As if Mark Meadows wasn’t already sleazed enough by his association with the Trump White House, last year it was revealed that he was also entangled with creationists, like Ken Ham and Joe Taylor, starred in a documentary about a creationist “expedition” to find an allosaurus, with a lot of backstabbing among the various unpleasant protagonists. Now there are new revelations.
Maybe this isn’t the worst criminal offense, but the part that offended me most was that in the original documentary, they played up the fact that Mark Meadows’ 9 year old daughter was the one who discovered the fossil dinosaur. Except, as it turned out, she hadn’t. The whole “discovery” was contrived media hype. Oh, look, a little girl found the evidence that disproved evolution!

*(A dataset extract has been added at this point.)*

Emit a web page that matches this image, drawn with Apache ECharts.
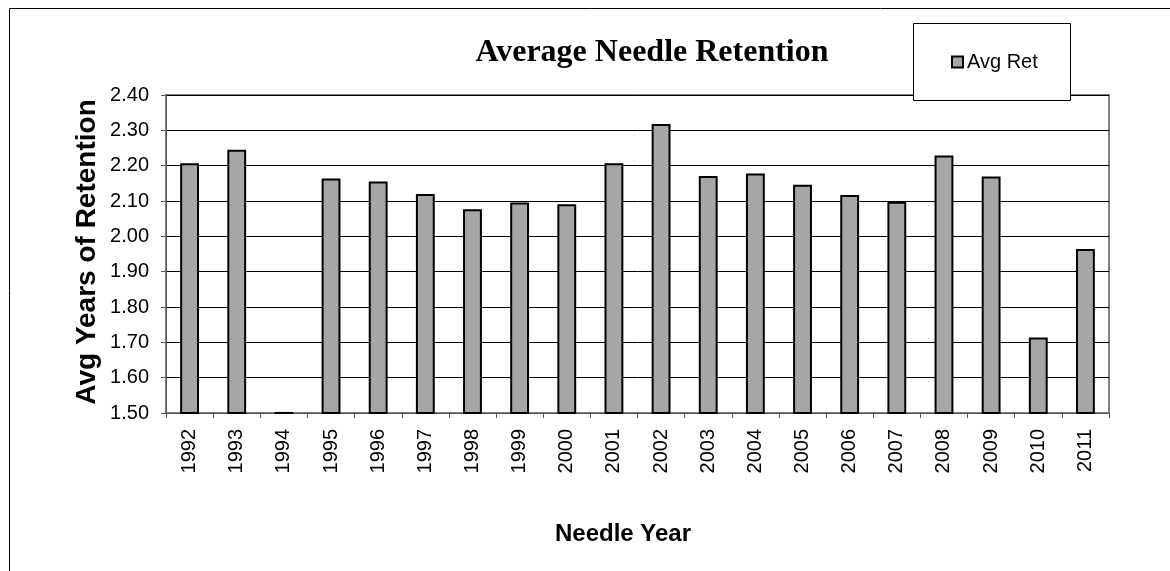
<!DOCTYPE html>
<html>
<head>
<meta charset="utf-8">
<script src="https://cdn.jsdelivr.net/npm/echarts@6/dist/echarts.min.js"></script>
<style>
html,body{margin:0;padding:0;background:#fff;}
#chart{width:1170px;height:571px;}
</style>
</head>
<body>
<div id="chart"></div>
<script>
var years = ['1992','1993','1994','1995','1996','1997','1998','1999','2000','2001','2002','2003','2004','2005','2006','2007','2008','2009','2010','2011'];
var avgRet = [2.207,2.245,1.503,2.164,2.155,2.120,2.077,2.096,2.091,2.207,2.318,2.171,2.178,2.146,2.117,2.098,2.229,2.169,1.714,1.964];
var yTicks = ['1.50','1.60','1.70','1.80','1.90','2.00','2.10','2.20','2.30','2.40'];

var chart = echarts.init(document.getElementById('chart'), null, {renderer:'canvas'});
var option = {
  animation: false,
  backgroundColor: '#fff',
  grid: {
    left: 166, right: 61, top: 95, bottom: 158,
    show: true, borderColor: '#808080', borderWidth: 2, backgroundColor: 'transparent'
  },
  legend: {
    show: true,
    left: 951, top: 52,
    padding: 0,
    z: 20,
    itemWidth: 11, itemHeight: 11, itemGap: 6,
    icon: 'rect',
    textStyle: {fontFamily: 'Liberation Sans, Arial', fontSize: 20, color: '#000', padding: [0,0,0,-1]},
    itemStyle: {color: '#a6a6a6', borderColor: '#000', borderWidth: 2},
    data: ['Avg Ret']
  },
  xAxis: {
    type: 'category',
    data: years,
    boundaryGap: true,
    axisLine: {show: true, lineStyle: {color: '#555', width: 1}},
    axisTick: {show: true, length: 5, lineStyle: {color: '#555'}},
    axisLabel: {rotate: 90, margin: 16, fontFamily: 'Liberation Sans, Arial', fontSize: 20, color: '#000'},
    splitLine: {show: false}
  },
  yAxis: {
    type: 'value',
    min: 1.5, max: 2.4, interval: 0.1,
    axisLine: {show: true, lineStyle: {color: '#555', width: 1}},
    axisTick: {show: true, inside: false, length: 5, lineStyle: {color: '#555'}},
    axisLabel: {
      margin: 17, fontFamily: 'Liberation Sans, Arial', fontSize: 20, color: '#000',
      formatter: function (v) {
        var i = Math.round((v - 1.5) / 0.1);
        return yTicks[i] !== undefined ? yTicks[i] : v.toFixed(2);
      }
    },
    splitLine: {show: true, lineStyle: {color: '#000', width: 1}}
  },
  series: [{
    name: 'Avg Ret',
    type: 'bar',
    data: avgRet,
    barWidth: '40%',
    itemStyle: {color: '#a6a6a6', borderColor: '#000', borderWidth: 2},
    emphasis: {disabled: true}
  }],
  graphic: [
    {type: 'rect', z: 0, silent: true,
     shape: {x: 9.5, y: 8.5, width: 1300, height: 700},
     style: {fill: 'none', stroke: '#000', lineWidth: 1}},
    {type: 'text', z: 5, silent: true, x: 652, y: 53,
     style: {text: 'Average Needle Retention', x: 0, y: 0, align: 'center', verticalAlign: 'middle',
             font: 'bold 32px "Liberation Serif", "Times New Roman", serif', fill: '#000'}},
    {type: 'rect', z: 10, silent: true,
     shape: {x: 913.5, y: 23.5, width: 157, height: 77},
     style: {fill: '#fff', stroke: '#000', lineWidth: 1}},
    {type: 'text', z: 5, silent: true, x: 623, y: 534,
     style: {text: 'Needle Year', x: 0, y: 0, align: 'center', verticalAlign: 'middle',
             font: 'bold 24px "Liberation Sans", Arial, sans-serif', fill: '#000'}},
    {type: 'text', z: 5, silent: true, x: 87, y: 252, rotation: Math.PI / 2,
     style: {text: 'Avg Years of Retention', x: 0, y: 0, align: 'center', verticalAlign: 'middle',
             font: 'bold 28px "Liberation Sans", Arial, sans-serif', fill: '#000'}}
  ]
};
chart.setOption(option);
</script>
</body>
</html>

“Raising the Allosaur” was successful enough that it spurred Phillips to create the San Antonio Independent Christian Film Festival in 2004. Just before the festival opened, however, Phillips had to yank the film: It turned out that the skeleton had not in fact been discovered by Haley Meadows, but had been uncovered two years earlier by Dana Forbes, the landowner who eventually sold the site to Meadows. A paleontologist named Joe Taylor had identified the skeleton as an allosaur in May 2001, a year before Meadows’ trip. When these facts were exhumed they mired Phillips’ documentary in controversy.
Oh, yuck. Meadows knowingly had his own daughter join him in an outright lie, put her into a movie lying about her role, and set her up for public exposure. That’s disgraceful. I hope she someday escapes this poisonous creationist trap.
Of course, there is some comeuppance.
This led to a bitter dispute over who owned the dinosaur. Before the conference, Phillips sent out a letter to attendees that said “a series of ethics-based issues have been brought to our attention,” leading him to suspend sales of his film “pending a season for Creation Expeditions to appropriately address the aforementioned issues.”
Creation Expeditions posted a note to its website claiming that its ministry had “endured an outrageous attack.”
[Who is Phillips? What is “Creation Expeditions”? Doesn’t matter. This is a tangled web of lies and shifting alliances. This is creationism!]
In other news, Meadows bought the plot of land the fossil was on, and sold it to Answers in Genesis and didn’t bother to report the rather substantial income from the sale. The second saddest fate is that of the Allosaur fossil, which was also sold to AiG (they have so much money!) in a deal funneled through a “charity group” and which also ripped off a fellow creationist.
The allosaur eventually found its way to the Creation Museum in Petersburg, Kentucky, which is owned by Answers in Genesis. That group received the skeleton as a donation in May 2014 from a charity group that had bought the fossil from Taylor, the paleontologist.
“It was a bad deal that we had to accept,” Taylor told the New Yorker, who said the dispute mediation with Creation Expeditions would have left him nearly $100,000 in debt and destroyed his business. He sold the fossils for about $125,000 to a Christian foundation, which eventually donated them to the museum. At that time the estimated market value of the allosaur was about $450,000.
But remember, Christians are the moral people.